OSU Extension research helps central Oregon farmers improve cover-cropping practices

Clare Sullivan examines the success of buckwheat as a cover crop.

Central Oregon is a vibrant agricultural region with 60,000 acres of irrigated croplands. Jefferson County features specialty seed production while fresh market vegetable farms are emerging in Crook and Deschutes counties. These high-value, irrigated, annual cropping systems are intensively managed and require excellent soil quality in order to be successful on both the small- and large-scale operations.

Cover crops are grown in rotation with main crops to improve soil health and crop success. While cover cropping is used across Oregon, there is limited information about growing them in central Oregon. New research results from the Oregon State University Extension Service are helping central Oregon farmers make timely decisions on which cover crops to use and when in their annual planting cycles.

At the request of local small-scale organic growers, Clare Sullivan, assistant professor of horticulture and OSU Extension small farms and specialty crops agent, spent a year researching optimum species, varieties and planting dates for cover crops in central Oregon. The trial was conducted at the Central Oregon Research and Extension Center in Madras.

Cover crop varieties were planted in spring, summer and fall and observed for several characteristics.

The year-long project found that some species did better when planted in spring vs. the summer, some were better at weed suppression, and some created more biomass.
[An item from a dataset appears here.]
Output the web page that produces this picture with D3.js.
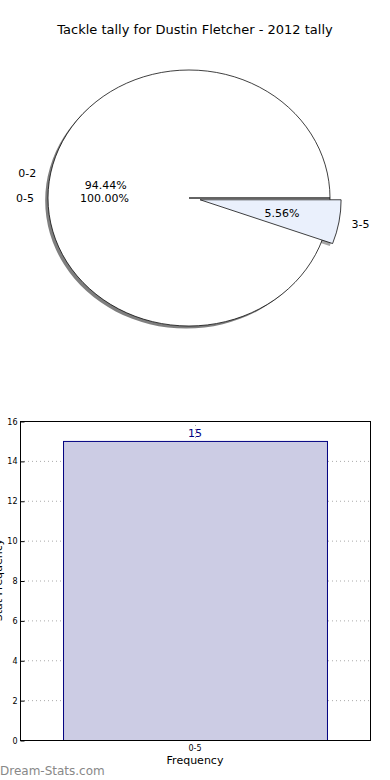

Some species planted in fall survived the winter and flourished in the spring.

Also, the fall-planted cover crop trial was only irrigated twice from planting to termination, a practice that revealed cover crop success with low water use. In an area where irrigation water is limited, water use of cover crops is a concern for farmers.

In addition to small-scale growers, the research attracted the interest of larger-scale conventional growers in Jefferson, Crook and Deschutes counties.